Híbridos plug-in e combustíveis alternativos
A principal medida do pacote aprovado pela União Europeia é reduzir a meta de redução de 100% das emissões de gases de escape de carros novos até 2035 para 90%. Os 10% restantes serão compensados pelo uso de aço verde europeu ou pela venda de veículos movidos a combustíveis sintéticos ou biocombustíveis. Esta é uma excelente notícia para empresas de energia como a Aramco e a Repsol. A empresa espanhola, inclusive, lançou recentemente uma gasolina “renovável” que, segundo ela, emite 70% menos CO2, embora seja um pouco mais cara que a gasolina tradicional.

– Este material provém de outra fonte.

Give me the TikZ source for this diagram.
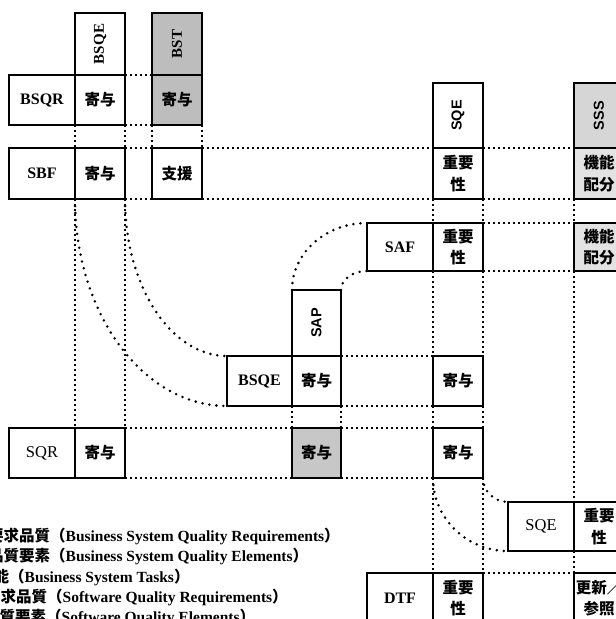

Ela também possui uma versão ecológica do diesel, que já comercializa na Espanha.
A Aramco, por sua vez, entrou no negócio de motores de combustão da Renault e da empresa chinesa Geely, além de investir pesadamente em combustíveis sintéticos ou e-combustíveis, assim como a Repsol, com quem está construindo uma fábrica em Bilbao. Lá, começarão a produzir combustíveis sintéticos em pequena escala em 2026. Dentro do setor, no entanto, ainda se considera que essa tecnologia está longe de se tornar uma realidade para a maioria dos clientes devido ao seu alto custo.
Outro claro vencedor é o híbrido plug-in. Com o relaxamento das metas de CO2, esses carros continuarão sendo vendidos na Europa em 2035. Marcas como Mercedes-Benz e BMW investiram pesado nessa tecnologia, com modelos como o GLC — que, apesar de custar cerca de € 68.000, é o quinto híbrido plug-in mais vendido na Espanha, segundo dados da ANFAC — o X3, o X1 e as séries 3 e 5. Fontes da indústria consultadas apontam para outro vencedor inesperado: o SUV grande. Os híbridos plug-in são abundantes nesse tipo de carro, já que a eletrificação pura resulta em consumo excessivo de combustível devido ao peso da bateria. “Um carro elétrico pesando duas toneladas e meia não faz sentido.”
A indústria automotiva ficou satisfeita com todas essas concessões e poderá desfrutar do Ano Novo em paz. No entanto, embora o caminho esteja mais claro para a próxima década, o setor automotivo europeu ainda precisa encontrar uma solução para seu problema fundamental: como reverter a situação em relação à China?